My husband and I have been cycling the "rail trails" across our province for the past few years. We have covered a lot of the Kettle Valley Railway as well as many other trails around the Okanagan and the Kootenays. We have driven to Duncan many times to ride the many trails in the Cowichan Valley.
Is it really worth it to spend millions of dollars on the E&N so one train can travel on it once or twice a day? I say turn it into a rail trail, what a great tourist attraction. So many baby boomers are riding bikes these days, cycling has become the exercise of many folks who don't want to stress their old knees.
Come stay in Nanaimo and ride our beautiful trail to Parksville and back, it would be fantastic. I'm sure that this would be very popular, I know I sure would love it.
Instead of putting $35,000,000 into our railway system, why don't we pay a fraction of that amount to have somebody take away all of the railway ties and track, smooth it all out and use it for biking from end to end? I don't know how many people use the old Kettle Valley bike lanes in the Okanagan, but I would say it is a major tourist pull from all over the region and tourists love it.

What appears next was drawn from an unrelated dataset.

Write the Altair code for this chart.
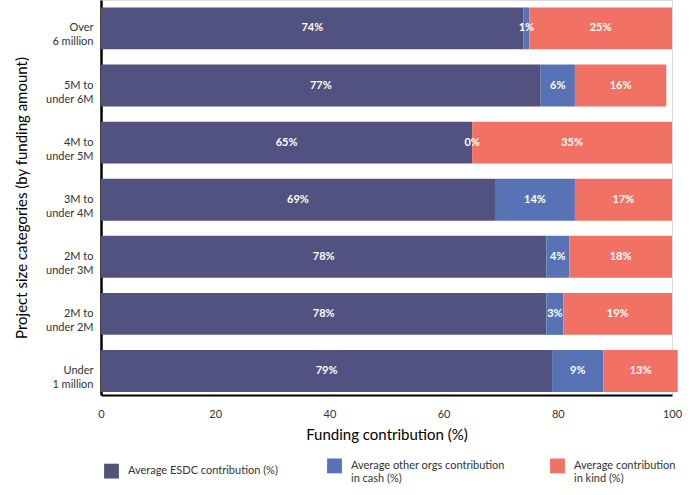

I would suggest widening the seawall between the Millstone estuary and the Nanaimo Yacht Club.
Put in more parking, raise the sea bed out over some of the mud flats, and truck in some sand.
Build some shade palapas, or beach umbrellas. Maybe allow a food stand.
I know there are cons to this idea, you're going to kill a few sand worms and some sick oysters, but that area is very underutilized and would make a nice beach as in Parksville, or Second Beach Vancouver.
Of course if we just want to attract people, we will need an amusement park like Six Flags U.S.A., with roller coasters, water slides, rides and cotton candy.
Maybe not at the beach though.
The idea is to have a "submarine" system established, based on the principle we have seen at the West Edmonton Mall. A "railroad" track in the Newcastle channel running from east to west. This submarine "run" should not interfere with marine traffic or air traffic and can be used year-round.